- **Data excerpt**

┏━━

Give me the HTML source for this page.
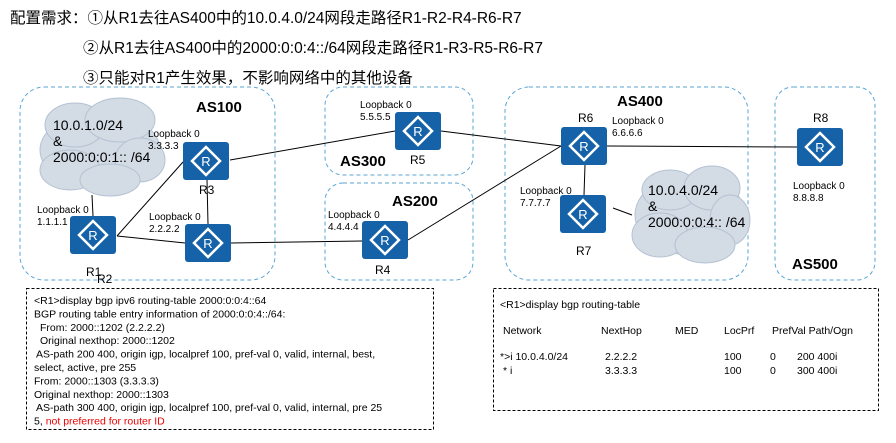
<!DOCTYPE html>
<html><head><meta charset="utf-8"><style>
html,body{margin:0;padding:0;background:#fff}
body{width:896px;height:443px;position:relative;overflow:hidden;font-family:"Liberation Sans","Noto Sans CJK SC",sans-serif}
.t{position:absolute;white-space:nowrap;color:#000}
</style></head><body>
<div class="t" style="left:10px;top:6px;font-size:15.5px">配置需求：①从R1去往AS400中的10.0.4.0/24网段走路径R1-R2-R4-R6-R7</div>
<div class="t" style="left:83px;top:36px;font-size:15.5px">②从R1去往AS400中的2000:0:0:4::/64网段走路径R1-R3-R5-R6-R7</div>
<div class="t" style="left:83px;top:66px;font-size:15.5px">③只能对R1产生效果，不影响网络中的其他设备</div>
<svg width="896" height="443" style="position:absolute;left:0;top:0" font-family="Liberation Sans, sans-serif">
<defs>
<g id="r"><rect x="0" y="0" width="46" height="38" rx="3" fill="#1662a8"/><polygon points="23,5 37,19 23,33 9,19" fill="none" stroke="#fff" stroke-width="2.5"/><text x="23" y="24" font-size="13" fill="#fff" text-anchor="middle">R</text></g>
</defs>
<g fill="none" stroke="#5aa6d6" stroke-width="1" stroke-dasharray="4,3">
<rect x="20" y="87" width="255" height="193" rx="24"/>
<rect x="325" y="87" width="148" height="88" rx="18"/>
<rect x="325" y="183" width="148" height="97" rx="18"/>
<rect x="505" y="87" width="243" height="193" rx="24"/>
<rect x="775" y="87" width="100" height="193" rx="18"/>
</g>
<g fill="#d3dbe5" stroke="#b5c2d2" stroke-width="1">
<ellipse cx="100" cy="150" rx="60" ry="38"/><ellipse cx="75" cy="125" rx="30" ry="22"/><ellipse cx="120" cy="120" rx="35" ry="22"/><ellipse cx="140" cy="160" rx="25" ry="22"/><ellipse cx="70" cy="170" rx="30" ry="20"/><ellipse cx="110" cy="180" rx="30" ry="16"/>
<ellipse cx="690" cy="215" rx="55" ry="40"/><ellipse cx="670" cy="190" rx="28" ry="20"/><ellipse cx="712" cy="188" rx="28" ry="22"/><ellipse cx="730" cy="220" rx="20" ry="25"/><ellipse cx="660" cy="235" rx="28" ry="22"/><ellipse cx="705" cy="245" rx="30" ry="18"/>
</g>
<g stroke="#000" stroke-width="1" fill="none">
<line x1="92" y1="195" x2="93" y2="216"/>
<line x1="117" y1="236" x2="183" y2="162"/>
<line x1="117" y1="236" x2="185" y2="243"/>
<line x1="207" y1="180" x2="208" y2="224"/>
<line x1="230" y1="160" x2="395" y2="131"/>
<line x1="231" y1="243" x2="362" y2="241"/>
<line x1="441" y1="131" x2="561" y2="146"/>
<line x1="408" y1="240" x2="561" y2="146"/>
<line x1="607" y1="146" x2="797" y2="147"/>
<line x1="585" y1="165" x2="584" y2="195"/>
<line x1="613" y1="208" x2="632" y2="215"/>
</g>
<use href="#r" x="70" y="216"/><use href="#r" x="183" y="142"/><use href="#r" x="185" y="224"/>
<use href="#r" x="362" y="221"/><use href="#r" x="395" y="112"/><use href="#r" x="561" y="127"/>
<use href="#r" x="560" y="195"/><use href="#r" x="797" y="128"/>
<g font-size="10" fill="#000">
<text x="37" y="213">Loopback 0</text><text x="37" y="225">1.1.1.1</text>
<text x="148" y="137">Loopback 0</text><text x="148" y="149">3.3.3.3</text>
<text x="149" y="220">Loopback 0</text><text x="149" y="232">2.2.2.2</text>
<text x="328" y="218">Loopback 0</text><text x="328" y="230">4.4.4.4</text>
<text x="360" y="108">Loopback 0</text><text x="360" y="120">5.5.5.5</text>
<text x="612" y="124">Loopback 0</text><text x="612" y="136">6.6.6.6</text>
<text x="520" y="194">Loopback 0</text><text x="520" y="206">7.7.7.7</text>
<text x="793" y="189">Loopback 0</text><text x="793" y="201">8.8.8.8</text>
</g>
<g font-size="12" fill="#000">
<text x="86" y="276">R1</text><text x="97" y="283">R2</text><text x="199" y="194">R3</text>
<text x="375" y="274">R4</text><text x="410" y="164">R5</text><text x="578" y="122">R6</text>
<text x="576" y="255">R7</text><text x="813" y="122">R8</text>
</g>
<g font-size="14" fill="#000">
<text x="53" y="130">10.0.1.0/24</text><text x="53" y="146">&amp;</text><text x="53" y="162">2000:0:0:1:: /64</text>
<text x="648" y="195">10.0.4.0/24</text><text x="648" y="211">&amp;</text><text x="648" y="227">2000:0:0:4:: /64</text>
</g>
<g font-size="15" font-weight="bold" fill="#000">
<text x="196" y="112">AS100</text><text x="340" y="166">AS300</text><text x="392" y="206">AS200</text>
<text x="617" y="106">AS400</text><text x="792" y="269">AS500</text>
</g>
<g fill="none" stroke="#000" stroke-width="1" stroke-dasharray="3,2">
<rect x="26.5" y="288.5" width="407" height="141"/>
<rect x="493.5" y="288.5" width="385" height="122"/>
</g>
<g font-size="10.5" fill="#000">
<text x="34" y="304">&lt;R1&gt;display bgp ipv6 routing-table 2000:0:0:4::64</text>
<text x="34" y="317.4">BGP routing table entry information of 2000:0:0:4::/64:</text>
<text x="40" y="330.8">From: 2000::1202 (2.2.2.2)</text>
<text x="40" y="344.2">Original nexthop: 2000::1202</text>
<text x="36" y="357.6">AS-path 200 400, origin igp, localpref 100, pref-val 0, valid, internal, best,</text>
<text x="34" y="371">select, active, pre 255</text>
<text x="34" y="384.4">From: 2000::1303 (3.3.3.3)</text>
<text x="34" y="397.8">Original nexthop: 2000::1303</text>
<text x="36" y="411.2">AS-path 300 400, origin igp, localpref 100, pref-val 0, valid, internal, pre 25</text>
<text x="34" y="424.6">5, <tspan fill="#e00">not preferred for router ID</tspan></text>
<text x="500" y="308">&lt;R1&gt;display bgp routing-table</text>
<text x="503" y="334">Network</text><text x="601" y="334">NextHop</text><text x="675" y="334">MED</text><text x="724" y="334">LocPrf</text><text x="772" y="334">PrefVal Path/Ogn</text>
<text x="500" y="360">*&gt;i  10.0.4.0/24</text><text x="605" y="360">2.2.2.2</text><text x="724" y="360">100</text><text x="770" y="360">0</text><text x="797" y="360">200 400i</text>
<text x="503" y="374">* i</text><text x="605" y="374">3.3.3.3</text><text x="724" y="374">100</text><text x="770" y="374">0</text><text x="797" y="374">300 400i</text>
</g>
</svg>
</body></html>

┗━━

- **Challenge**
Repeat the data exactly, dropping every picture it holds.

- **Written response**
Give me the HTML source for this page.
<!DOCTYPE html>
<html><head><meta charset="utf-8"><style>
html,body{margin:0;padding:0;background:#fff}
body{width:896px;height:443px;position:relative;overflow:hidden;font-family:"Liberation Sans","Noto Sans CJK SC",sans-serif}
.t{position:absolute;white-space:nowrap;color:#000}
</style></head><body>
<div class="t" style="left:10px;top:6px;font-size:15.5px">配置需求：①从R1去往AS400中的10.0.4.0/24网段走路径R1-R2-R4-R6-R7</div>
<div class="t" style="left:83px;top:36px;font-size:15.5px">②从R1去往AS400中的2000:0:0:4::/64网段走路径R1-R3-R5-R6-R7</div>
<div class="t" style="left:83px;top:66px;font-size:15.5px">③只能对R1产生效果，不影响网络中的其他设备</div>
<svg width="896" height="443" style="position:absolute;left:0;top:0" font-family="Liberation Sans, sans-serif">
<defs>
<g id="r"><rect x="0" y="0" width="46" height="38" rx="3" fill="#1662a8"/><polygon points="23,5 37,19 23,33 9,19" fill="none" stroke="#fff" stroke-width="2.5"/><text x="23" y="24" font-size="13" fill="#fff" text-anchor="middle">R</text></g>
</defs>
<g fill="none" stroke="#5aa6d6" stroke-width="1" stroke-dasharray="4,3">
<rect x="20" y="87" width="255" height="193" rx="24"/>
<rect x="325" y="87" width="148" height="88" rx="18"/>
<rect x="325" y="183" width="148" height="97" rx="18"/>
<rect x="505" y="87" width="243" height="193" rx="24"/>
<rect x="775" y="87" width="100" height="193" rx="18"/>
</g>
<g fill="#d3dbe5" stroke="#b5c2d2" stroke-width="1">
<ellipse cx="100" cy="150" rx="60" ry="38"/><ellipse cx="75" cy="125" rx="30" ry="22"/><ellipse cx="120" cy="120" rx="35" ry="22"/><ellipse cx="140" cy="160" rx="25" ry="22"/><ellipse cx="70" cy="170" rx="30" ry="20"/><ellipse cx="110" cy="180" rx="30" ry="16"/>
<ellipse cx="690" cy="215" rx="55" ry="40"/><ellipse cx="670" cy="190" rx="28" ry="20"/><ellipse cx="712" cy="188" rx="28" ry="22"/><ellipse cx="730" cy="220" rx="20" ry="25"/><ellipse cx="660" cy="235" rx="28" ry="22"/><ellipse cx="705" cy="245" rx="30" ry="18"/>
</g>
<g stroke="#000" stroke-width="1" fill="none">
<line x1="92" y1="195" x2="93" y2="216"/>
<line x1="117" y1="236" x2="183" y2="162"/>
<line x1="117" y1="236" x2="185" y2="243"/>
<line x1="207" y1="180" x2="208" y2="224"/>
<line x1="230" y1="160" x2="395" y2="131"/>
<line x1="231" y1="243" x2="362" y2="241"/>
<line x1="441" y1="131" x2="561" y2="146"/>
<line x1="408" y1="240" x2="561" y2="146"/>
<line x1="607" y1="146" x2="797" y2="147"/>
<line x1="585" y1="165" x2="584" y2="195"/>
<line x1="613" y1="208" x2="632" y2="215"/>
</g>
<use href="#r" x="70" y="216"/><use href="#r" x="183" y="142"/><use href="#r" x="185" y="224"/>
<use href="#r" x="362" y="221"/><use href="#r" x="395" y="112"/><use href="#r" x="561" y="127"/>
<use href="#r" x="560" y="195"/><use href="#r" x="797" y="128"/>
<g font-size="10" fill="#000">
<text x="37" y="213">Loopback 0</text><text x="37" y="225">1.1.1.1</text>
<text x="148" y="137">Loopback 0</text><text x="148" y="149">3.3.3.3</text>
<text x="149" y="220">Loopback 0</text><text x="149" y="232">2.2.2.2</text>
<text x="328" y="218">Loopback 0</text><text x="328" y="230">4.4.4.4</text>
<text x="360" y="108">Loopback 0</text><text x="360" y="120">5.5.5.5</text>
<text x="612" y="124">Loopback 0</text><text x="612" y="136">6.6.6.6</text>
<text x="520" y="194">Loopback 0</text><text x="520" y="206">7.7.7.7</text>
<text x="793" y="189">Loopback 0</text><text x="793" y="201">8.8.8.8</text>
</g>
<g font-size="12" fill="#000">
<text x="86" y="276">R1</text><text x="97" y="283">R2</text><text x="199" y="194">R3</text>
<text x="375" y="274">R4</text><text x="410" y="164">R5</text><text x="578" y="122">R6</text>
<text x="576" y="255">R7</text><text x="813" y="122">R8</text>
</g>
<g font-size="14" fill="#000">
<text x="53" y="130">10.0.1.0/24</text><text x="53" y="146">&amp;</text><text x="53" y="162">2000:0:0:1:: /64</text>
<text x="648" y="195">10.0.4.0/24</text><text x="648" y="211">&amp;</text><text x="648" y="227">2000:0:0:4:: /64</text>
</g>
<g font-size="15" font-weight="bold" fill="#000">
<text x="196" y="112">AS100</text><text x="340" y="166">AS300</text><text x="392" y="206">AS200</text>
<text x="617" y="106">AS400</text><text x="792" y="269">AS500</text>
</g>
<g fill="none" stroke="#000" stroke-width="1" stroke-dasharray="3,2">
<rect x="26.5" y="288.5" width="407" height="141"/>
<rect x="493.5" y="288.5" width="385" height="122"/>
</g>
<g font-size="10.5" fill="#000">
<text x="34" y="304">&lt;R1&gt;display bgp ipv6 routing-table 2000:0:0:4::64</text>
<text x="34" y="317.4">BGP routing table entry information of 2000:0:0:4::/64:</text>
<text x="40" y="330.8">From: 2000::1202 (2.2.2.2)</text>
<text x="40" y="344.2">Original nexthop: 2000::1202</text>
<text x="36" y="357.6">AS-path 200 400, origin igp, localpref 100, pref-val 0, valid, internal, best,</text>
<text x="34" y="371">select, active, pre 255</text>
<text x="34" y="384.4">From: 2000::1303 (3.3.3.3)</text>
<text x="34" y="397.8">Original nexthop: 2000::1303</text>
<text x="36" y="411.2">AS-path 300 400, origin igp, localpref 100, pref-val 0, valid, internal, pre 25</text>
<text x="34" y="424.6">5, <tspan fill="#e00">not preferred for router ID</tspan></text>
<text x="500" y="308">&lt;R1&gt;display bgp routing-table</text>
<text x="503" y="334">Network</text><text x="601" y="334">NextHop</text><text x="675" y="334">MED</text><text x="724" y="334">LocPrf</text><text x="772" y="334">PrefVal Path/Ogn</text>
<text x="500" y="360">*&gt;i  10.0.4.0/24</text><text x="605" y="360">2.2.2.2</text><text x="724" y="360">100</text><text x="770" y="360">0</text><text x="797" y="360">200 400i</text>
<text x="503" y="374">* i</text><text x="605" y="374">3.3.3.3</text><text x="724" y="374">100</text><text x="770" y="374">0</text><text x="797" y="374">300 400i</text>
</g>
</svg>
</body></html>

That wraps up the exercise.